Jornalista e celebridade ficaram estremecidos até o fim daquele mês, quando ambos compareceram a uma micareta em Fortaleza. Latino acabou concedendo uma entrevista a Dias por lá, para quebrar o gelo. A certa altura da conversa, justamente quando o cantor explicava que não tinha virado crente, uma loura estonteante passou pelos dois. “Descobre quem é ela pra mim, Leo”, pediu o entrevistado. “Latino não mudou. Graças a Deus”, registrou o jornalista, selando a trégua.
Nem sempre Leo Dias se reconcilia com os personagens de suas notas. Acordos feitos para extinguir processos judiciais o impedem de citar o nome de atores como Otaviano Costa, Flávia Alessandra e Bianca Rinaldi. A proibição vale por dois anos. “Tenho uma pasta com notícias de cada um, para quando acabar esse tempo”, contou ele, aos risos, num programa de tevê.
O colunista tem uma relação que se alterna entre tapas e beijos com a maioria das celebridades. Comunica-se diuturnamente com a funkeira Anitta pelo WhatsApp. No mesmo dia em que fez as pazes com Latino, noticiou que a cantora estava “conhecendo melhor” um dono de barbearias paulistanas. “Ela vai negar e fazer que tá brava, mas amanhã já voltamos a nos falar”, afirmou. “É a vida.”
Como se não bastassem a coluna no jornal e os programas em rádio e tevê, Dias ainda quer ampliar seu horizonte de atuação. Em sua sala na redação de O Dia, contou que recentemente procurou os serviços de um programador. Pediu ao profissional que desenvolvesse um aplicativo para celular que publicasse suas notícias.
E o que a direção do jornal pensa disso? “Não é um bom momento para essa empresa, né?”, respondeu, apontando as cadeiras vazias a sua volta. “Então caguei.” A sala gélida ocupada por sua equipe é uma ilha em meio a um oceano de baias desocupadas. “Sabe o que era ali? O Brasil Econômico”, ele disse, aludindo ao diário que deixou de circular em julho, demitindo dezenas de jornalistas. “Tinha um repórter de petróleo que ganhava 25 mil reais”, contou. “É mais do que eu.”
O anseio do colunista por novos ares chega num momento em que sua própria celebridade apresenta a fatura. Leo Dias está acostumado a tirar de letra os comentários cheios de ironia que pipocam em suas notas na internet. “Essa notícia vai mudar o mundo”, vaticinou um leitor num texto sobre o casamento de Preta Gil; o novo corte de cabelo de Valesca Popozuda iria “derrubar ministros”, na análise de outro. O colunista só se abala quando os recadinhos virtuais lhe desejam alguma urucubaca, como quando um leitor escreveu que “sua maldade vai ter volta”. Dias, um homenzarrão de ombros largos e mais de um 1,90 metro de altura, disse que pensa diariamente nos críticos. “As pessoas não acham que eu faço jornalismo, não levam a sério”, queixou-se. O pai, policial militar aposentado, nunca leu sua coluna.

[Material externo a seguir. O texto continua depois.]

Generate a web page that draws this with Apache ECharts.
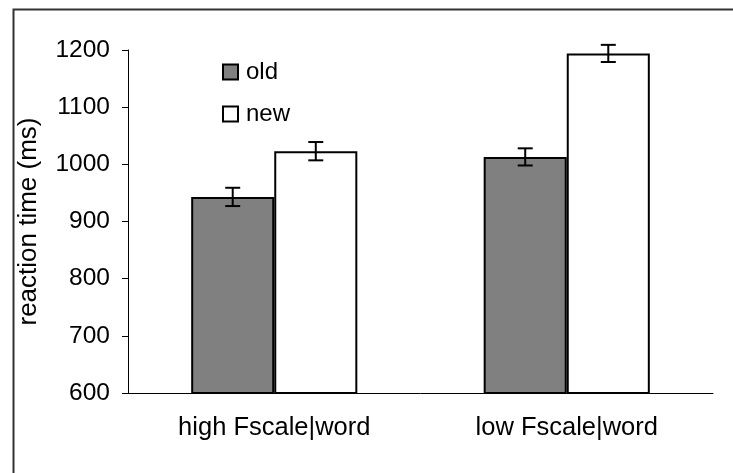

Acusado de ter destruído casamentos revelando adultérios, vuco-vucos e falcatruas, ele agora manifesta um princípio de crise de consciência. “Uma coisa é você saber que foi traído, outra é ver isso publicado.” E os ossos do ofício não lhe dão remorso ou culpa? “Um pouco, mas já passa. Só acho que minha vida pessoal não deslanchou como deveria por causa do trabalho.”
O colunista contou que já teve um grande amor com um historiador – com quem ainda mantém uma amizade e um cartão de crédito conjunto –, mas está solteiro há anos. Atribui sua solidão a uma questão de carma: seu infortúnio se explicaria pelo mal que causou a outros relacionamentos. “Se eu não tivesse estragado o casamento do Latino, talvez tivesse um namorado”, ponderou.
Às cinco e meia, Dias decretou o fim do expediente. Já na rua, avisou que não deixaria a reportagem de piauí entrar em sua casa (“É um apartamento de um quarto só, muito bagunçado, nem fogão eu tenho”), mas que poderia continuar a conversa no caminho. Andando macambúzio pelas ruas da Lapa, o colunista evocou de novo a falta de um amor e, pela primeira vez naquela tarde, o palavrório cessou. “Desculpa, é que deu vontade de chorar. Só costumo ficar assim na análise.” Tirou a mão da frente dos olhos para chamar um táxi enquanto duas lágrimas corriam pelo rosto moreno e imberbe.